■ WHAT TO WORK ON:
Leave out the pictures and repeat the data exactly.

■ LISTED RECORDS:
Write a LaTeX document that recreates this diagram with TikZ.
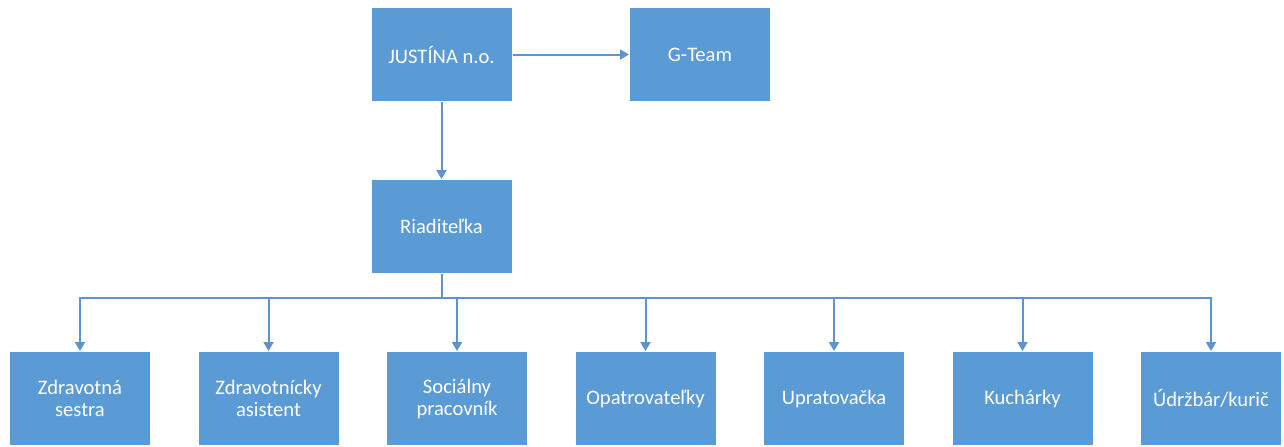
\documentclass[tikz,border=0pt]{standalone}
\usepackage{fontspec}
\setmainfont{Carlito}
\usepackage{tikz}
\usetikzlibrary{arrows.meta,positioning}
\definecolor{officeblue}{HTML}{5B9BD5}
\definecolor{linkblue}{HTML}{5B95CF}

\begin{document}
\begin{tikzpicture}[>={Triangle[width=5pt,length=4.5pt]}, line width=1pt, node distance=94.25pt, on grid,
    box/.style={rectangle, fill=officeblue, text=white, minimum width=70pt, minimum height=46.5pt, inner sep=0pt, align=center, font=\fontsize{10.3}{11}\selectfont},
    link/.style={draw=linkblue, ->}]
   \useasboundingbox (0,0) rectangle (642pt,-223pt);
   \node[box] (justina) at (220.75pt,-27.25pt) {JUSTÍNA n.o.};
   \node[box] (gteam) [right=129.25pt of justina] {G-Team};
   \node[box] (riaditelka) [below=86pt of justina] {Riaditeľka};
   \node[box] (sestra) [below left=86pt and 180.75pt of riaditelka] {Zdravotná\\sestra};
   \node[box] (asistent) [right=of sestra] {Zdravotnícky\\asistent};
   \node[box] (pracovnik) [right=of asistent] {Sociálny\\pracovník};
   \node[box] (opatrovatelky) [right=of pracovnik] {Opatrovateľky};
   \node[box] (upratovacka) [right=of opatrovatelky] {Upratovačka};
   \node[box] (kucharky) [right=of upratovacka] {Kuchárky};
   \node[box] (udrzbar) [right=of kucharky] {Údržbár/kurič};
   \path (justina) edge [link] (gteam)
         (justina) edge [link] (riaditelka);
   \draw[linkblue] (riaditelka.south) -- ++(0,-12pt) coordinate (bus);
   \foreach \n in {sestra,asistent,pracovnik,opatrovatelky,upratovacka,kucharky,udrzbar}
      \draw[link] (bus) -| (\n);
\end{tikzpicture}
\end{document}
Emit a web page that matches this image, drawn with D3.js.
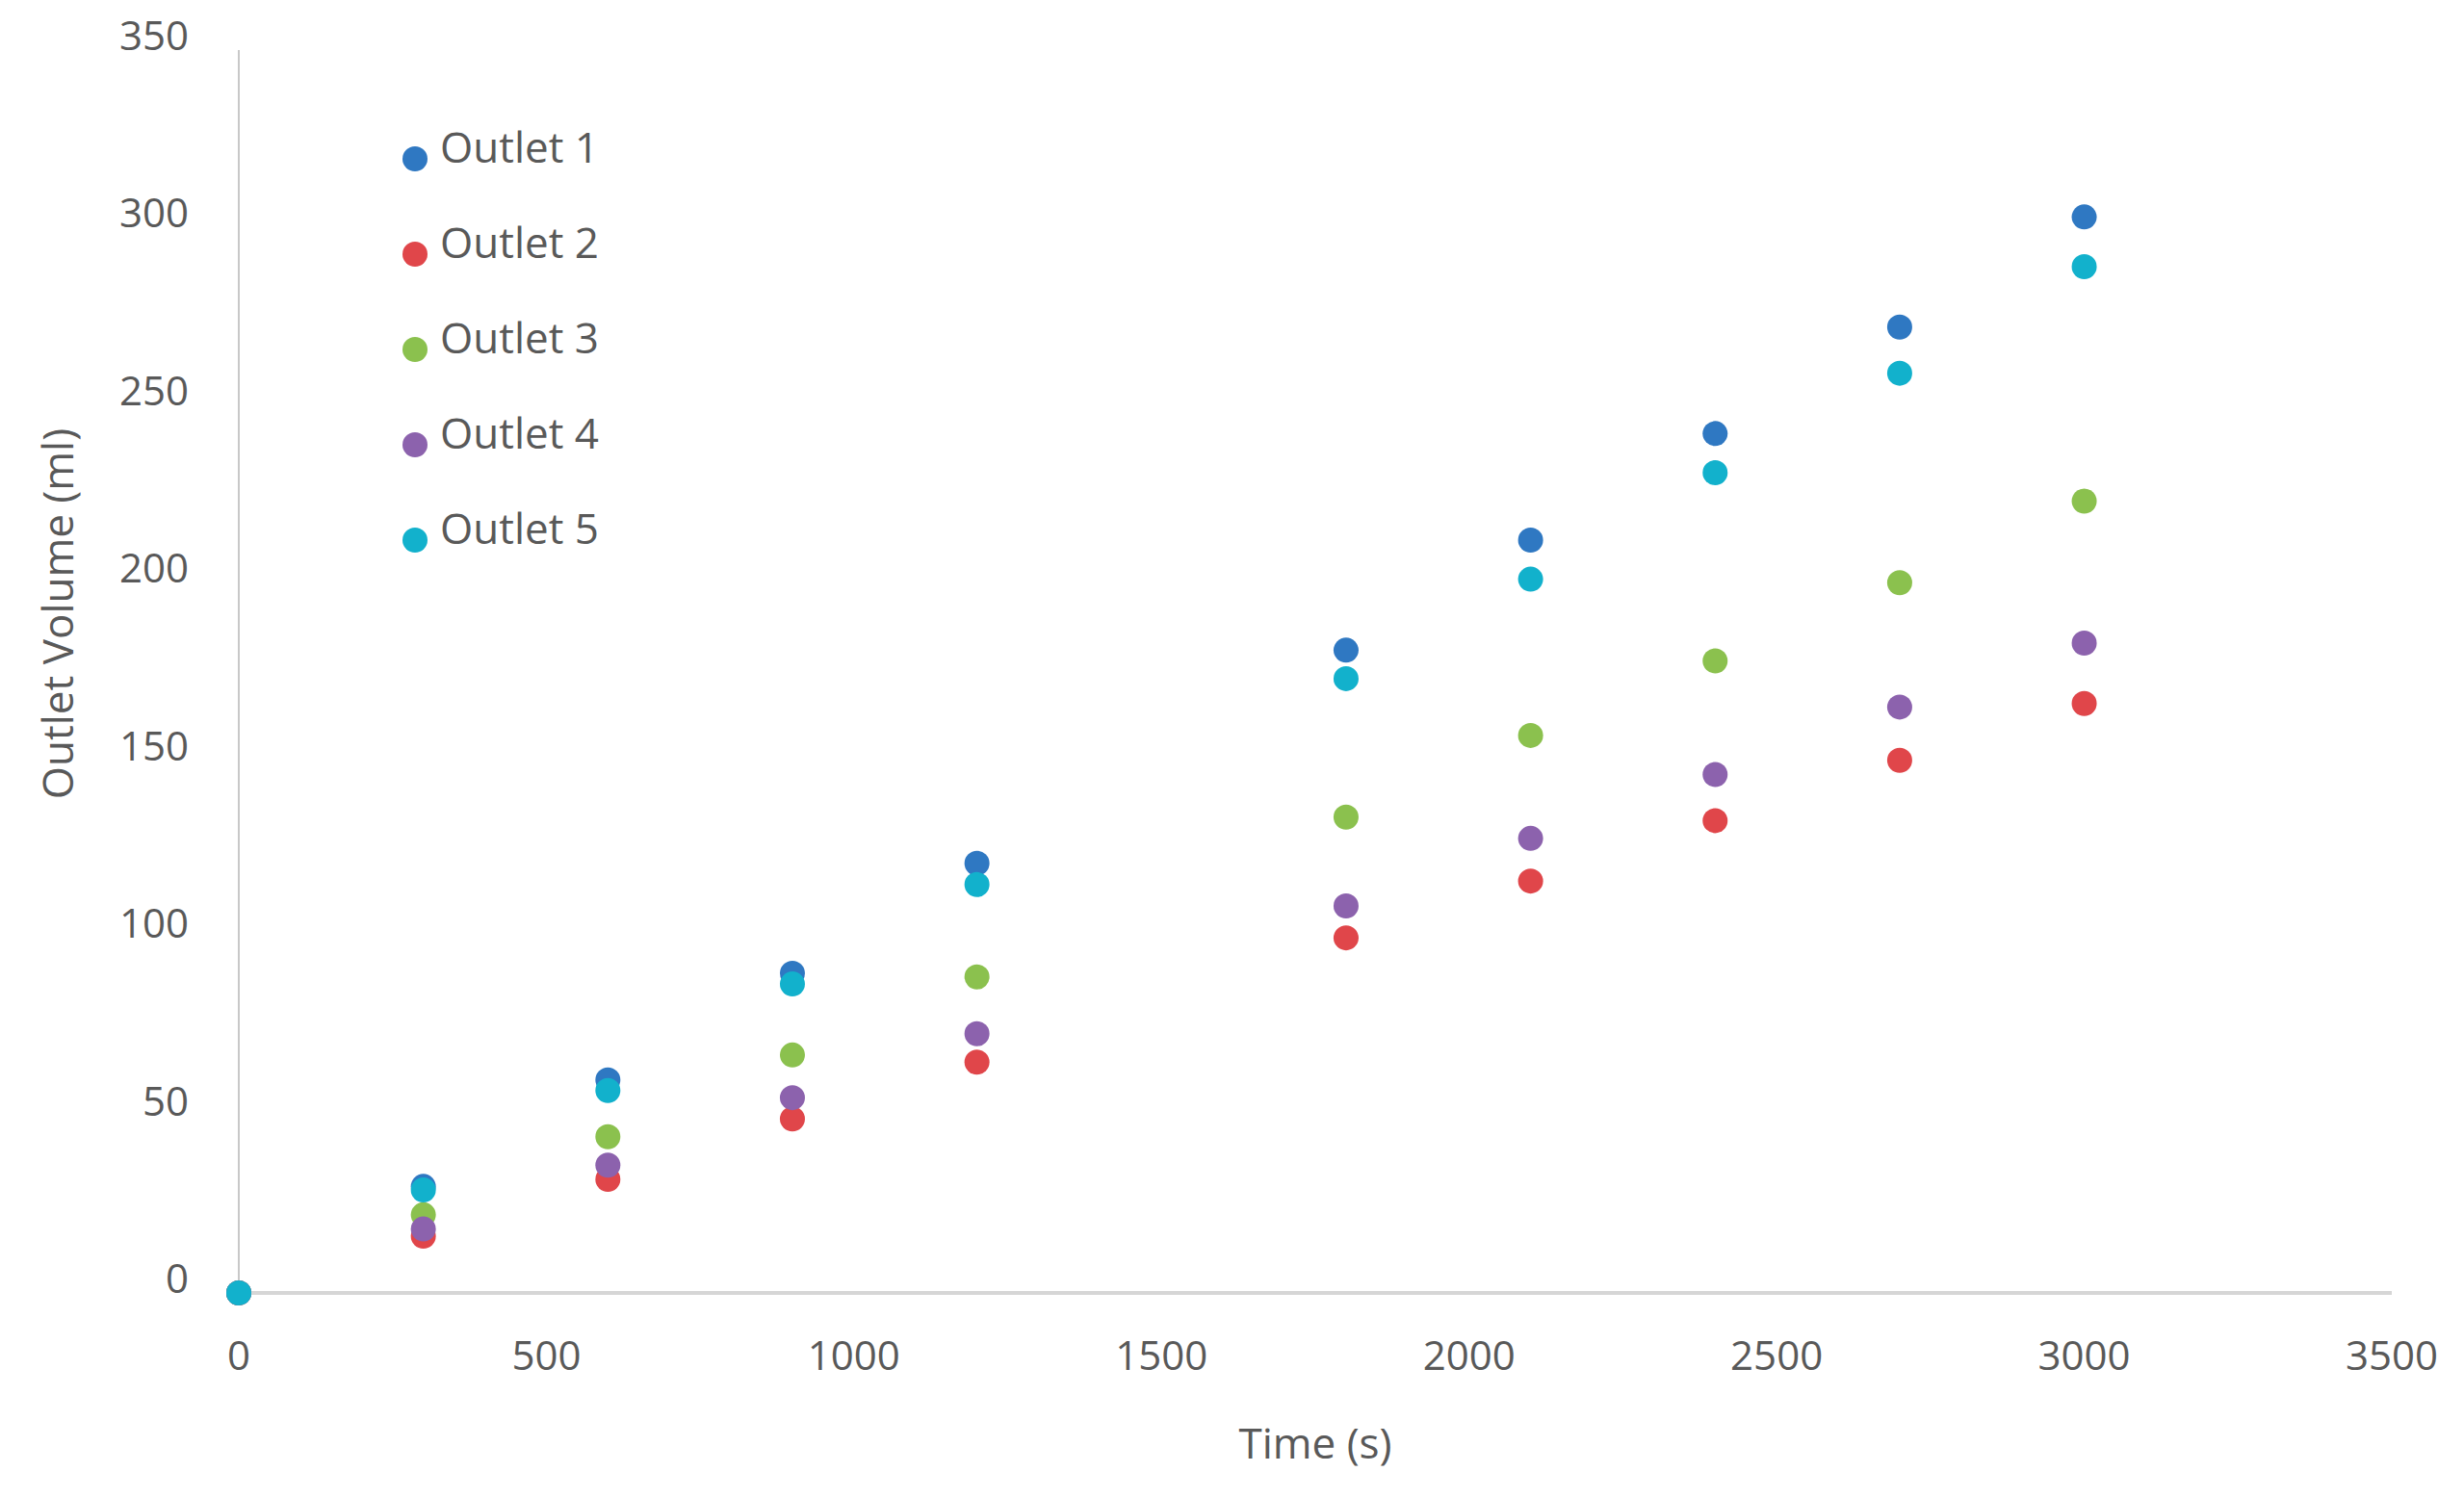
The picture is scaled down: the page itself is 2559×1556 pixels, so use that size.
<!DOCTYPE html>
<html>
<head>
<meta charset="utf-8">
<script src="https://cdn.jsdelivr.net/npm/d3@7"></script>
<style>
  body { margin: 0; background: #fff; }
  text { font-family: "Open Sans", sans-serif; fill: #595959; }
</style>
</head>
<body>
<svg id="chart" width="2559" height="1556"></svg>
<script>
var times = [0, 300, 600, 900, 1200, 1800, 2100, 2400, 2700, 3000];
var outlet1 = [0, 30, 60, 90, 121, 181, 212, 242, 272, 303];
var outlet2 = [0, 16, 32, 49, 65, 100, 116, 133, 150, 166];
var outlet3 = [0, 22, 44, 67, 89, 134, 157, 178, 200, 223];
var outlet4 = [0, 18, 36, 55, 73, 109, 128, 146, 165, 183];
var outlet5 = [0, 29, 57, 87, 115, 173, 201, 231, 259, 289];
var seriesNames = ["Outlet 1", "Outlet 2", "Outlet 3", "Outlet 4", "Outlet 5"];
var xTicks = [0, 500, 1000, 1500, 2000, 2500, 3000, 3500];
var yTicks = [0, 50, 100, 150, 200, 250, 300, 350];

var colors = ["#2f78c2", "#e0464a", "#8bc14e", "#8c62ad", "#12b1cc"];
var series = [outlet1, outlet2, outlet3, outlet4, outlet5];

var margin = {top: 52, right: 75, bottom: 213, left: 248},
    width = 2559 - margin.left - margin.right,
    height = 1556 - margin.top - margin.bottom;

var x = d3.scaleLinear().domain([0, 3500]).range([0, width]);
var y = d3.scaleLinear().domain([0, 350]).range([height, 0]);

var svg = d3.select("#chart").append("g")
    .attr("transform", "translate(" + margin.left + "," + margin.top + ")");

// axes lines
svg.append("line").attr("x1", 0).attr("x2", 0).attr("y1", 0).attr("y2", height)
    .attr("stroke", "#c8c8c8").attr("stroke-width", 2);
svg.append("line").attr("x1", 0).attr("x2", width).attr("y1", height).attr("y2", height)
    .attr("stroke", "#d6d6d6").attr("stroke-width", 4);

svg.selectAll(".ytick").data(yTicks).enter().append("text")
    .attr("x", -52).attr("y", function(d) { return y(d); })
    .attr("dy", "0.0em")
    .attr("text-anchor", "end")
    .style("font-size", "42px")
    .text(function(d) { return d; });

svg.selectAll(".xtick").data(xTicks).enter().append("text")
    .attr("x", function(d) { return x(d); }).attr("y", height + 80)
    .attr("text-anchor", "middle")
    .style("font-size", "42px")
    .text(function(d) { return d; });

svg.append("text")
    .attr("x", width / 2).attr("y", height + 172)
    .attr("text-anchor", "middle")
    .style("font-size", "44px")
    .text("Time (s)");

svg.append("text")
    .attr("transform", "translate(-172," + (height / 2 - 60) + ") rotate(-90)")
    .attr("text-anchor", "middle")
    .style("font-size", "44px")
    .text("Outlet Volume (ml)");

// points
series.forEach(function(vals, i) {
    svg.selectAll(".pt" + i).data(vals).enter().append("circle")
        .attr("cx", function(d, j) { return x(times[j]); })
        .attr("cy", function(d) { return y(d); })
        .attr("r", 13)
        .attr("fill", colors[i]);
});

// legend
var legend = svg.append("g").attr("transform", "translate(183,113)");
seriesNames.forEach(function(name, i) {
    var g = legend.append("g").attr("transform", "translate(0," + (i * 99) + ")");
    g.append("circle").attr("r", 13).attr("fill", colors[i]);
    g.append("text").attr("x", 26).attr("dy", "0.1em").style("font-size", "44px").text(name);
});
</script>
</body>
</html>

■ REPLY TO THE TASK:
Write a LaTeX document that recreates this diagram with TikZ.
\documentclass[tikz,border=0pt]{standalone}
\usepackage{fontspec}
\setmainfont{Carlito}
\usepackage{tikz}
\usetikzlibrary{arrows.meta,positioning}
\definecolor{officeblue}{HTML}{5B9BD5}
\definecolor{linkblue}{HTML}{5B95CF}

\begin{document}
\begin{tikzpicture}[>={Triangle[width=5pt,length=4.5pt]}, line width=1pt, node distance=94.25pt, on grid,
    box/.style={rectangle, fill=officeblue, text=white, minimum width=70pt, minimum height=46.5pt, inner sep=0pt, align=center, font=\fontsize{10.3}{11}\selectfont},
    link/.style={draw=linkblue, ->}]
   \useasboundingbox (0,0) rectangle (642pt,-223pt);
   \node[box] (justina) at (220.75pt,-27.25pt) {JUSTÍNA n.o.};
   \node[box] (gteam) [right=129.25pt of justina] {G-Team};
   \node[box] (riaditelka) [below=86pt of justina] {Riaditeľka};
   \node[box] (sestra) [below left=86pt and 180.75pt of riaditelka] {Zdravotná\\sestra};
   \node[box] (asistent) [right=of sestra] {Zdravotnícky\\asistent};
   \node[box] (pracovnik) [right=of asistent] {Sociálny\\pracovník};
   \node[box] (opatrovatelky) [right=of pracovnik] {Opatrovateľky};
   \node[box] (upratovacka) [right=of opatrovatelky] {Upratovačka};
   \node[box] (kucharky) [right=of upratovacka] {Kuchárky};
   \node[box] (udrzbar) [right=of kucharky] {Údržbár/kurič};
   \path (justina) edge [link] (gteam)
         (justina) edge [link] (riaditelka);
   \draw[linkblue] (riaditelka.south) -- ++(0,-12pt) coordinate (bus);
   \foreach \n in {sestra,asistent,pracovnik,opatrovatelky,upratovacka,kucharky,udrzbar}
      \draw[link] (bus) -| (\n);
\end{tikzpicture}
\end{document}
Emit a web page that matches this image, drawn with D3.js.
The picture is scaled down: the page itself is 2559×1556 pixels, so use that size.
<!DOCTYPE html>
<html>
<head>
<meta charset="utf-8">
<script src="https://cdn.jsdelivr.net/npm/d3@7"></script>
<style>
  body { margin: 0; background: #fff; }
  text { font-family: "Open Sans", sans-serif; fill: #595959; }
</style>
</head>
<body>
<svg id="chart" width="2559" height="1556"></svg>
<script>
var times = [0, 300, 600, 900, 1200, 1800, 2100, 2400, 2700, 3000];
var outlet1 = [0, 30, 60, 90, 121, 181, 212, 242, 272, 303];
var outlet2 = [0, 16, 32, 49, 65, 100, 116, 133, 150, 166];
var outlet3 = [0, 22, 44, 67, 89, 134, 157, 178, 200, 223];
var outlet4 = [0, 18, 36, 55, 73, 109, 128, 146, 165, 183];
var outlet5 = [0, 29, 57, 87, 115, 173, 201, 231, 259, 289];
var seriesNames = ["Outlet 1", "Outlet 2", "Outlet 3", "Outlet 4", "Outlet 5"];
var xTicks = [0, 500, 1000, 1500, 2000, 2500, 3000, 3500];
var yTicks = [0, 50, 100, 150, 200, 250, 300, 350];

var colors = ["#2f78c2", "#e0464a", "#8bc14e", "#8c62ad", "#12b1cc"];
var series = [outlet1, outlet2, outlet3, outlet4, outlet5];

var margin = {top: 52, right: 75, bottom: 213, left: 248},
    width = 2559 - margin.left - margin.right,
    height = 1556 - margin.top - margin.bottom;

var x = d3.scaleLinear().domain([0, 3500]).range([0, width]);
var y = d3.scaleLinear().domain([0, 350]).range([height, 0]);

var svg = d3.select("#chart").append("g")
    .attr("transform", "translate(" + margin.left + "," + margin.top + ")");

// axes lines
svg.append("line").attr("x1", 0).attr("x2", 0).attr("y1", 0).attr("y2", height)
    .attr("stroke", "#c8c8c8").attr("stroke-width", 2);
svg.append("line").attr("x1", 0).attr("x2", width).attr("y1", height).attr("y2", height)
    .attr("stroke", "#d6d6d6").attr("stroke-width", 4);

svg.selectAll(".ytick").data(yTicks).enter().append("text")
    .attr("x", -52).attr("y", function(d) { return y(d); })
    .attr("dy", "0.0em")
    .attr("text-anchor", "end")
    .style("font-size", "42px")
    .text(function(d) { return d; });

svg.selectAll(".xtick").data(xTicks).enter().append("text")
    .attr("x", function(d) { return x(d); }).attr("y", height + 80)
    .attr("text-anchor", "middle")
    .style("font-size", "42px")
    .text(function(d) { return d; });

svg.append("text")
    .attr("x", width / 2).attr("y", height + 172)
    .attr("text-anchor", "middle")
    .style("font-size", "44px")
    .text("Time (s)");

svg.append("text")
    .attr("transform", "translate(-172," + (height / 2 - 60) + ") rotate(-90)")
    .attr("text-anchor", "middle")
    .style("font-size", "44px")
    .text("Outlet Volume (ml)");

// points
series.forEach(function(vals, i) {
    svg.selectAll(".pt" + i).data(vals).enter().append("circle")
        .attr("cx", function(d, j) { return x(times[j]); })
        .attr("cy", function(d) { return y(d); })
        .attr("r", 13)
        .attr("fill", colors[i]);
});

// legend
var legend = svg.append("g").attr("transform", "translate(183,113)");
seriesNames.forEach(function(name, i) {
    var g = legend.append("g").attr("transform", "translate(0," + (i * 99) + ")");
    g.append("circle").attr("r", 13).attr("fill", colors[i]);
    g.append("text").attr("x", 26).attr("dy", "0.1em").style("font-size", "44px").text(name);
});
</script>
</body>
</html>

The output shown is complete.